- [Exercise objective]: Give back the lines exactly, from the first one to the line with "import matplotlib.pyplot as plt", both ends included.

--------------------------------

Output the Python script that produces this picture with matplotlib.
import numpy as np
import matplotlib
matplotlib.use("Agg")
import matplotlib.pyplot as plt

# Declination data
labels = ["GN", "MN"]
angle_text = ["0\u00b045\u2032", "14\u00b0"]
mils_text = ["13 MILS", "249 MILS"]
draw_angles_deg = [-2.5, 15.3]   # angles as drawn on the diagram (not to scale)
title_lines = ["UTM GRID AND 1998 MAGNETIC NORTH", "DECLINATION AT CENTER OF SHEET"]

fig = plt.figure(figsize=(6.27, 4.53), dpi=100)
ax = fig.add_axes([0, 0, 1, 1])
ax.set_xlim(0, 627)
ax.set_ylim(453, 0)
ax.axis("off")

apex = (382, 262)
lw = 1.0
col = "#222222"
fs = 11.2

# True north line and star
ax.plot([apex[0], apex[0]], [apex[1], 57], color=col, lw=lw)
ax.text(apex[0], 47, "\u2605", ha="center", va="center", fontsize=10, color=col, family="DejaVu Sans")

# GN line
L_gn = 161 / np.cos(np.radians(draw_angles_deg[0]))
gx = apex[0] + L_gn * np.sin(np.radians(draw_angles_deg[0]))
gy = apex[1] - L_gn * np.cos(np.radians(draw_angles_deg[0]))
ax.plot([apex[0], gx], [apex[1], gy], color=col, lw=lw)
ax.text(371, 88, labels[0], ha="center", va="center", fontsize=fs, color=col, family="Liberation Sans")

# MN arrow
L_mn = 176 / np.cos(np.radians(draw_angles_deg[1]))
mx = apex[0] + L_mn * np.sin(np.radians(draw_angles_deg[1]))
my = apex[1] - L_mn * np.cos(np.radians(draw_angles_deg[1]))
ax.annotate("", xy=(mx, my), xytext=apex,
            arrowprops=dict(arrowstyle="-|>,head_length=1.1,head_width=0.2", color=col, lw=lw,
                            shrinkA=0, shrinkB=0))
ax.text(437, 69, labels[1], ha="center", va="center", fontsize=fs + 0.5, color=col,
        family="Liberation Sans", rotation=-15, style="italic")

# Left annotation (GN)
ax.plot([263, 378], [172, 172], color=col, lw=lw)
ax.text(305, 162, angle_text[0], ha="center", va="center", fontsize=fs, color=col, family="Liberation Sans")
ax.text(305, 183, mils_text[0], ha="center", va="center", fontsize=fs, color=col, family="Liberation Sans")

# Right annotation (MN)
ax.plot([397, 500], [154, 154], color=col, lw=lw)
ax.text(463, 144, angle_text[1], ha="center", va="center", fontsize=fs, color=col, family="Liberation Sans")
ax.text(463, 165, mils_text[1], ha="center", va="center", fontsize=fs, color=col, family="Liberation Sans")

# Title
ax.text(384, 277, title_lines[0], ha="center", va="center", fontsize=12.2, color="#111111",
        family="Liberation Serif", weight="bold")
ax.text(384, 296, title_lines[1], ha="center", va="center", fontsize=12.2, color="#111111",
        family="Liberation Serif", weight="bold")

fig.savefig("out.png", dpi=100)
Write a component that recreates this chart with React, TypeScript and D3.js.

--------------------------------

- [The result]:
Output the Python script that produces this picture with matplotlib.
import numpy as np
import matplotlib
matplotlib.use("Agg")
import matplotlib.pyplot as plt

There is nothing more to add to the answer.